Do You Want That Post-Grant Review Super-Sized? - Part III
This is the third post in a series of articles on PGR strategies. In Part I, I made the point that while patents come in all shapes and sizes, post-grant reviews (PGRs) basically come in two sizes. By statute, the PGR must complete in 1 to 1 ½ years. Part II addressed some of the issues that the Petitioner faces during a PGR and when the Petitioner may benefit from a 6 month extension. This post will provide some insight to the Patent Owner’s analysis of what to do if its patent is tested in a PGR.
The Patent Owner has a lot to consider when the petition for review is granted. The American Inventor’s Act includes a standard for granting a petition for review that is more difficult to satisfy than the substantial new question of patentability standard associated with ex parte and inter partes reexamination. How it will exactly be implemented in practice still remains to be seen, and there is a healthy debate on how to implement the standard. Regardless, the Patent Owner has to take a decision for review very seriously. PGR affords the Patent Owner one opportunity to amend the patent claims by right. All subsequent opportunities are at the discretion of the PTAB who will control the motion practice following the decision to grant the PGR.
Many of the questions involved in traditional reexamination will be asked by the Patent Owner. If a challenge is based on prior art, the natural question is whether the prior art was in the ex parte prosecution record? If so, what is the basis for review? If not, how close is the prior art to the challenged patent? If the review is post-grant review under 35 U.S.C. 321, then it must have been filed within 9 month of issue of the patent. So the patent is relatively new and the potential accrual of past damages is small at the time of the PGR petition, save the possibility of provisional damages which have a number of prerequisites of their own. (Note that this may well not be true for a PGR initiated as a result of the transitional program for challenging covered business method patents under Section 18 of the AIA.) If the review is inter partes review under 35 U.S.C. 311, then the potential accrual of past damages is greater, because the petition can be filed substantially past the date of issue of the challenged patent.
When it comes to amendments, the Patent Owner is at a disadvantage in post-grant proceedings as opposed to ex parte proceedings. There is no examiner to interview, as in ex parte reexamination. The single amendment right must be taken seriously. In cases where evidence continues to be produced during the review, counsel for the Patent Owner must be vigilant to determine patentable subject matter, since what is believed to be patentable at the beginning of the procedure may well change over time.
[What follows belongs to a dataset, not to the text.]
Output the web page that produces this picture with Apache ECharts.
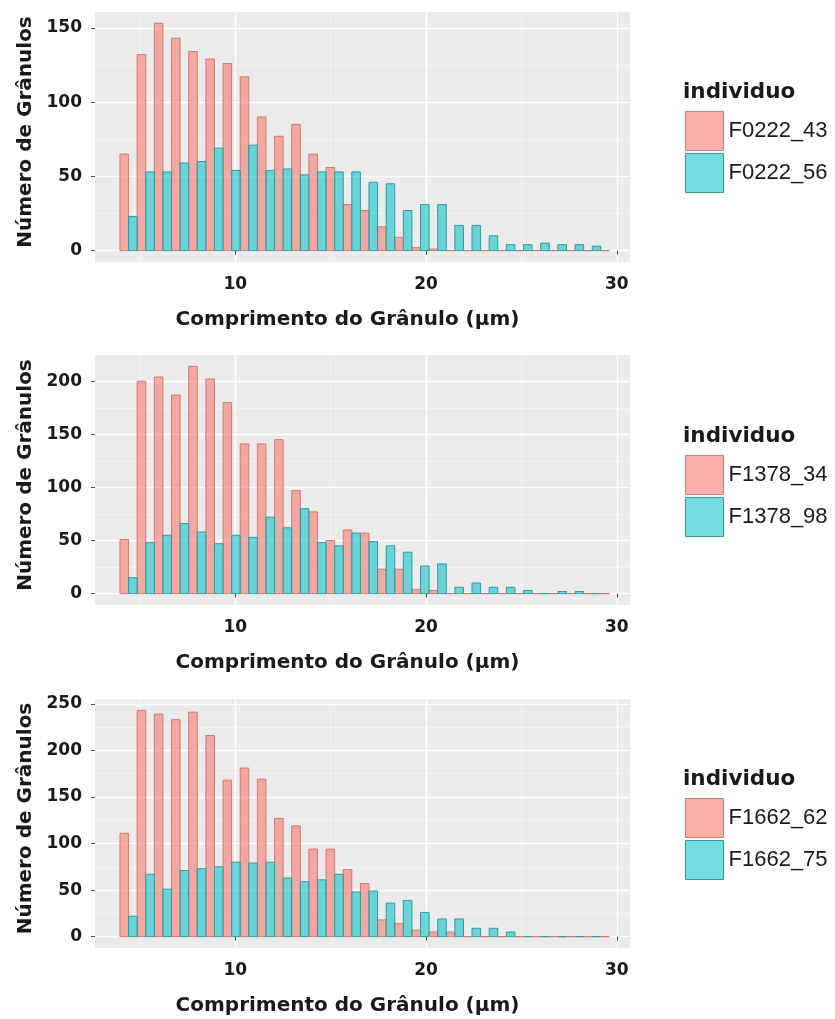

Given that the Patent Owner has a single year to fight for its patent (which may be extended under certain circumstances to another six months), there is much to be done. Expert declarations and other testimony must be coordinated and presented. The Patent Owner must also review and respond to discovery, as well as make discovery demands of its own. The process may be unforgiving for the Patent Owner whose position in the original claims or in amendment is not well thought out and engineered to overcome a host of new prior art information.
If the grounds for review are weak, they are at least ostensibly improvidently granted. The Patent Owner’s job is to try to turn off the review and overcome rejections as soon as possible. An extended review is not to the Patent Owner’s advantage if it has traction in arguing its position.
However, if the grounds for review are strong, many times it will be to the Patent Owner’s advantage to have a bit more time to argue and determine patentable subject matter and to fight off as much of the asserted prior art as possible. In cases with strong grounds for review, the Patent Owner is likely starting from a deficit and good advocacy becomes critical. The depth of the dependent claims may save the day for the Patent Owner. And if the dependent claims fail, hopefully there is some depth to the disclosure to plumb that might still be commercially relevant and provide room for narrowing amendments.
As much as a Patent Owner may be besieged in these situations, the sobering countervailing concern for the Petitioner is that if the patent survives review (amended or not), it emerges stronger due to the practical and/or legal estoppel that attaches. If the Patent Owner had to narrow its claims to survive the review, these narrowed claims may be much harder to invalidate in any subsequent action, including other reviews and litigation. If the claims after review are still commercially valuable to the Patent Owner, that which does not kill the patent only makes it stronger. The upshot: even if armed with good challenges, potential patent challengers need to proceed thoughtfully because the Patent Owner may simply benefit from the review process.